# [WRITTEN INSTRUCTION]
Your task is to repeat the lines below exactly, excluding any pictures they contain.

########################################

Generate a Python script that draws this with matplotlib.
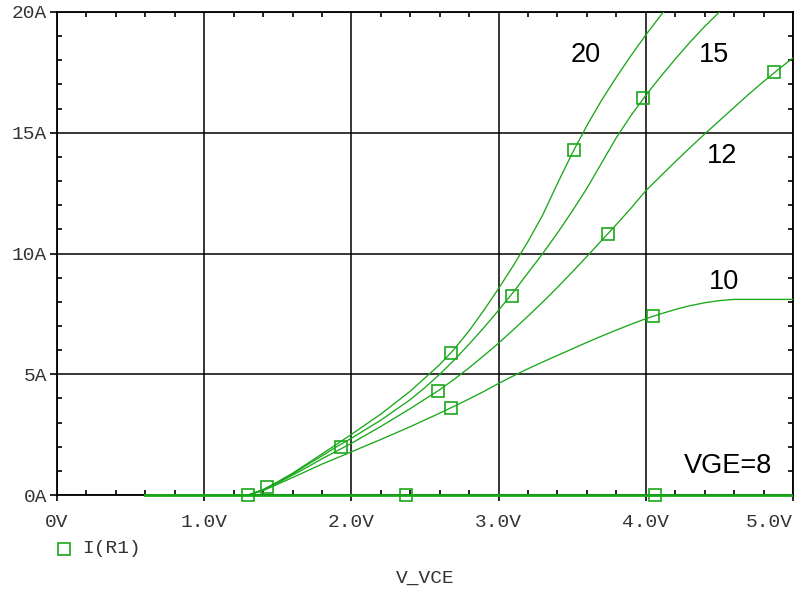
import numpy as np
import matplotlib
matplotlib.use("Agg")
import matplotlib.pyplot as plt
from matplotlib.ticker import MultipleLocator

# Barrido de V_VCE (V) y corriente I(R1) (A), por VGE
vce = [0.6, 1.0, 1.3, 1.4, 1.5, 1.6, 1.7, 1.8, 1.9, 2.0,
       2.2, 2.4, 2.5, 2.6, 2.7, 2.8, 2.9, 3.0,
       3.1, 3.2, 3.3, 3.4, 3.5, 3.6, 3.7, 3.8, 3.9, 4.0,
       4.1, 4.2, 4.3, 4.4, 4.5, 4.6, 4.7, 4.8, 4.9, 5.0]
i_20 = [0, 0, 0, 0.22, 0.55, 0.9, 1.3, 1.7, 2.1, 2.51,
        3.35, 4.3, 4.85, 5.4, 6.05, 6.8, 7.65, 8.55,
        9.5, 10.5, 11.6, 12.9, 14.15, 15.3, 16.35, 17.3, 18.2, 19.05,
        19.85, 20.6]
i_15 = [0, 0, 0, 0.22, 0.53, 0.87, 1.25, 1.62, 2.0, 2.35,
        3.1, 3.95, 4.45, 5.0, 5.6, 6.25, 6.93, 7.65,
        8.4, 9.2, 10.0, 10.85, 11.75, 12.7, 13.75, 14.8, 15.72, 16.55,
        17.32, 18.05, 18.75, 19.4, 20.0, 20.6]
i_12 = [0, 0, 0, 0.2, 0.5, 0.82, 1.15, 1.5, 1.82, 2.14,
        2.84, 3.58, 3.97, 4.36, 4.8, 5.27, 5.77, 6.29,
        6.84, 7.41, 7.99, 8.6, 9.23, 9.88, 10.54, 11.2, 11.88, 12.6,
        13.2, 13.8, 14.38, 14.95, 15.5, 16.05, 16.6, 17.12, 17.62, 18.1]
i_10 = [0, 0, 0, 0.18, 0.45, 0.72, 1.0, 1.28, 1.53, 1.79,
        2.3, 2.83, 3.11, 3.39, 3.68, 3.98, 4.29, 4.62,
        4.93, 5.23, 5.51, 5.78, 6.05, 6.32, 6.58, 6.83, 7.07, 7.3,
        7.5, 7.68, 7.84, 7.96, 8.05, 8.1, 8.1, 8.1, 8.1, 8.1]
i_8 = [0] * len(vce)

# marcadores (cuadros) de cada traza
m20_x, m20_y = [1.93, 2.68, 3.51], [2.0, 5.88, 14.3]
m15_x, m15_y = [1.43, 3.09, 3.98], [0.33, 8.24, 16.45]
m12_x, m12_y = [2.59, 3.74, 4.87], [4.3, 10.8, 17.53]
m10_x, m10_y = [1.30, 2.68, 4.05], [0.0, 3.6, 7.41]
m8_x, m8_y = [2.37, 4.06], [0.0, 0.0]

labels = ["20", "15", "12", "10", "VGE=8"]
label_x = [3.59, 4.46, 4.52, 4.53, 4.56]
label_y = [17.94, 17.94, 13.75, 8.52, 0.92]

xticks = [0, 1, 2, 3, 4, 5]
xticklabels = ["0V", "1.0V", "2.0V", "3.0V", "4.0V", "5.0V"]
yticks = [0, 5, 10, 15, 20]
yticklabels = ["0A", "5A", "10A", "15A", "20A"]

green = "#1aa81a"
mono = "Liberation Mono"
txt = "#333333"

fig = plt.figure(figsize=(7.99, 5.91), dpi=100)
ax = fig.add_axes([0.0713, 0.1624, 0.9212, 0.8173])

curves = [(i_20, m20_x, m20_y), (i_15, m15_x, m15_y), (i_12, m12_x, m12_y),
          (i_10, m10_x, m10_y), (i_8, m8_x, m8_y)]
for i_c, mx, my in curves:
    # la traza de VGE=8 va sobre el eje y se ve mas gruesa
    lw = 2.0 if i_c is i_8 else 0.95
    ax.plot(vce[:len(i_c)], i_c, color=green, lw=lw, zorder=3, clip_on=False)
for i_c, mx, my in curves:
    ax.plot(mx, my, "s", ms=8.5, mfc="none", mec=green, mew=1.2, zorder=4,
            clip_on=False)

for t, x, y in zip(labels, label_x, label_y):
    ax.text(x, y, t, family="Liberation Sans", fontsize=19.5,
            ha="center", va="baseline", color="black", zorder=5)

ax.set_xlim(0, 5)
ax.set_ylim(0, 20)
ax.set_xticks(xticks)
ax.set_xticklabels(xticklabels, family=mono, fontsize=14)
ax.set_yticks(yticks)
ax.set_yticklabels(yticklabels, family=mono, fontsize=14)
# PSpice pega la ultima etiqueta al borde derecho
ax.get_xticklabels()[-1].set_horizontalalignment("right")
ax.xaxis.set_minor_locator(MultipleLocator(0.2))
ax.yaxis.set_minor_locator(MultipleLocator(1))
ax.tick_params(which="major", axis="x", direction="out", length=4.5,
               width=1.2, pad=9, top=False, bottom=True, colors="black",
               labelcolor=txt)
ax.tick_params(which="major", axis="y", direction="out", length=5,
               width=1.2, pad=2, right=False, left=True, colors="black",
               labelcolor=txt)
ax.tick_params(which="minor", direction="in", length=3.5, width=1.2,
               top=True, bottom=True, left=True, right=True, colors="black")
ax.grid(True, which="major", color="black", lw=1.1)
for s in ax.spines.values():
    s.set_linewidth(1.3)
    s.set_color("black")

# las curvas que salen por arriba se recortan a mano (clip_on=False arriba)
ax.set_clip_on(True)
for ln in ax.lines:
    ln.set_clip_box(ax.bbox)
    ln.set_clip_on(True)
    ln.set_clip_path(None)
import matplotlib.transforms as mtransforms
clip = mtransforms.TransformedBbox(
    mtransforms.Bbox([[0, -0.02], [1, 1]]), ax.transAxes)
for ln in ax.lines:
    ln.set_clip_box(clip)

# leyenda y etiqueta del eje a mano, como en PSpice
ax.plot([0.0797], [0.0716], "s", ms=8, mfc="none", mec=green, mew=1.2,
        transform=fig.transFigure, clip_on=False)
fig.text(0.1022, 0.0724, "I(R1)", family=mono, fontsize=14,
         va="center", ha="left", color=txt)
fig.text(0.532, 0.022, "V_VCE", family=mono, fontsize=14,
         va="center", ha="center", color=txt)

fig.savefig("out.png", dpi=100)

########################################

# [ANSWER TO THIS EXERCISE]
Generate a Python script that draws this with matplotlib.
import numpy as np
import matplotlib
matplotlib.use("Agg")
import matplotlib.pyplot as plt
from matplotlib.ticker import MultipleLocator

# Barrido de V_VCE (V) y corriente I(R1) (A), por VGE
vce = [0.6, 1.0, 1.3, 1.4, 1.5, 1.6, 1.7, 1.8, 1.9, 2.0,
       2.2, 2.4, 2.5, 2.6, 2.7, 2.8, 2.9, 3.0,
       3.1, 3.2, 3.3, 3.4, 3.5, 3.6, 3.7, 3.8, 3.9, 4.0,
       4.1, 4.2, 4.3, 4.4, 4.5, 4.6, 4.7, 4.8, 4.9, 5.0]
i_20 = [0, 0, 0, 0.22, 0.55, 0.9, 1.3, 1.7, 2.1, 2.51,
        3.35, 4.3, 4.85, 5.4, 6.05, 6.8, 7.65, 8.55,
        9.5, 10.5, 11.6, 12.9, 14.15, 15.3, 16.35, 17.3, 18.2, 19.05,
        19.85, 20.6]
i_15 = [0, 0, 0, 0.22, 0.53, 0.87, 1.25, 1.62, 2.0, 2.35,
        3.1, 3.95, 4.45, 5.0, 5.6, 6.25, 6.93, 7.65,
        8.4, 9.2, 10.0, 10.85, 11.75, 12.7, 13.75, 14.8, 15.72, 16.55,
        17.32, 18.05, 18.75, 19.4, 20.0, 20.6]
i_12 = [0, 0, 0, 0.2, 0.5, 0.82, 1.15, 1.5, 1.82, 2.14,
        2.84, 3.58, 3.97, 4.36, 4.8, 5.27, 5.77, 6.29,
        6.84, 7.41, 7.99, 8.6, 9.23, 9.88, 10.54, 11.2, 11.88, 12.6,
        13.2, 13.8, 14.38, 14.95, 15.5, 16.05, 16.6, 17.12, 17.62, 18.1]
i_10 = [0, 0, 0, 0.18, 0.45, 0.72, 1.0, 1.28, 1.53, 1.79,
        2.3, 2.83, 3.11, 3.39, 3.68, 3.98, 4.29, 4.62,
        4.93, 5.23, 5.51, 5.78, 6.05, 6.32, 6.58, 6.83, 7.07, 7.3,
        7.5, 7.68, 7.84, 7.96, 8.05, 8.1, 8.1, 8.1, 8.1, 8.1]
i_8 = [0] * len(vce)

# marcadores (cuadros) de cada traza
m20_x, m20_y = [1.93, 2.68, 3.51], [2.0, 5.88, 14.3]
m15_x, m15_y = [1.43, 3.09, 3.98], [0.33, 8.24, 16.45]
m12_x, m12_y = [2.59, 3.74, 4.87], [4.3, 10.8, 17.53]
m10_x, m10_y = [1.30, 2.68, 4.05], [0.0, 3.6, 7.41]
m8_x, m8_y = [2.37, 4.06], [0.0, 0.0]

labels = ["20", "15", "12", "10", "VGE=8"]
label_x = [3.59, 4.46, 4.52, 4.53, 4.56]
label_y = [17.94, 17.94, 13.75, 8.52, 0.92]

xticks = [0, 1, 2, 3, 4, 5]
xticklabels = ["0V", "1.0V", "2.0V", "3.0V", "4.0V", "5.0V"]
yticks = [0, 5, 10, 15, 20]
yticklabels = ["0A", "5A", "10A", "15A", "20A"]

green = "#1aa81a"
mono = "Liberation Mono"
txt = "#333333"

fig = plt.figure(figsize=(7.99, 5.91), dpi=100)
ax = fig.add_axes([0.0713, 0.1624, 0.9212, 0.8173])

curves = [(i_20, m20_x, m20_y), (i_15, m15_x, m15_y), (i_12, m12_x, m12_y),
          (i_10, m10_x, m10_y), (i_8, m8_x, m8_y)]
for i_c, mx, my in curves:
    # la traza de VGE=8 va sobre el eje y se ve mas gruesa
    lw = 2.0 if i_c is i_8 else 0.95
    ax.plot(vce[:len(i_c)], i_c, color=green, lw=lw, zorder=3, clip_on=False)
for i_c, mx, my in curves:
    ax.plot(mx, my, "s", ms=8.5, mfc="none", mec=green, mew=1.2, zorder=4,
            clip_on=False)

for t, x, y in zip(labels, label_x, label_y):
    ax.text(x, y, t, family="Liberation Sans", fontsize=19.5,
            ha="center", va="baseline", color="black", zorder=5)

ax.set_xlim(0, 5)
ax.set_ylim(0, 20)
ax.set_xticks(xticks)
ax.set_xticklabels(xticklabels, family=mono, fontsize=14)
ax.set_yticks(yticks)
ax.set_yticklabels(yticklabels, family=mono, fontsize=14)
# PSpice pega la ultima etiqueta al borde derecho
ax.get_xticklabels()[-1].set_horizontalalignment("right")
ax.xaxis.set_minor_locator(MultipleLocator(0.2))
ax.yaxis.set_minor_locator(MultipleLocator(1))
ax.tick_params(which="major", axis="x", direction="out", length=4.5,
               width=1.2, pad=9, top=False, bottom=True, colors="black",
               labelcolor=txt)
ax.tick_params(which="major", axis="y", direction="out", length=5,
               width=1.2, pad=2, right=False, left=True, colors="black",
               labelcolor=txt)
ax.tick_params(which="minor", direction="in", length=3.5, width=1.2,
               top=True, bottom=True, left=True, right=True, colors="black")
ax.grid(True, which="major", color="black", lw=1.1)
for s in ax.spines.values():
    s.set_linewidth(1.3)
    s.set_color("black")

# las curvas que salen por arriba se recortan a mano (clip_on=False arriba)
ax.set_clip_on(True)
for ln in ax.lines:
    ln.set_clip_box(ax.bbox)
    ln.set_clip_on(True)
    ln.set_clip_path(None)
import matplotlib.transforms as mtransforms
clip = mtransforms.TransformedBbox(
    mtransforms.Bbox([[0, -0.02], [1, 1]]), ax.transAxes)
for ln in ax.lines:
    ln.set_clip_box(clip)

# leyenda y etiqueta del eje a mano, como en PSpice
ax.plot([0.0797], [0.0716], "s", ms=8, mfc="none", mec=green, mew=1.2,
        transform=fig.transFigure, clip_on=False)
fig.text(0.1022, 0.0724, "I(R1)", family=mono, fontsize=14,
         va="center", ha="left", color=txt)
fig.text(0.532, 0.022, "V_VCE", family=mono, fontsize=14,
         va="center", ha="center", color=txt)

fig.savefig("out.png", dpi=100)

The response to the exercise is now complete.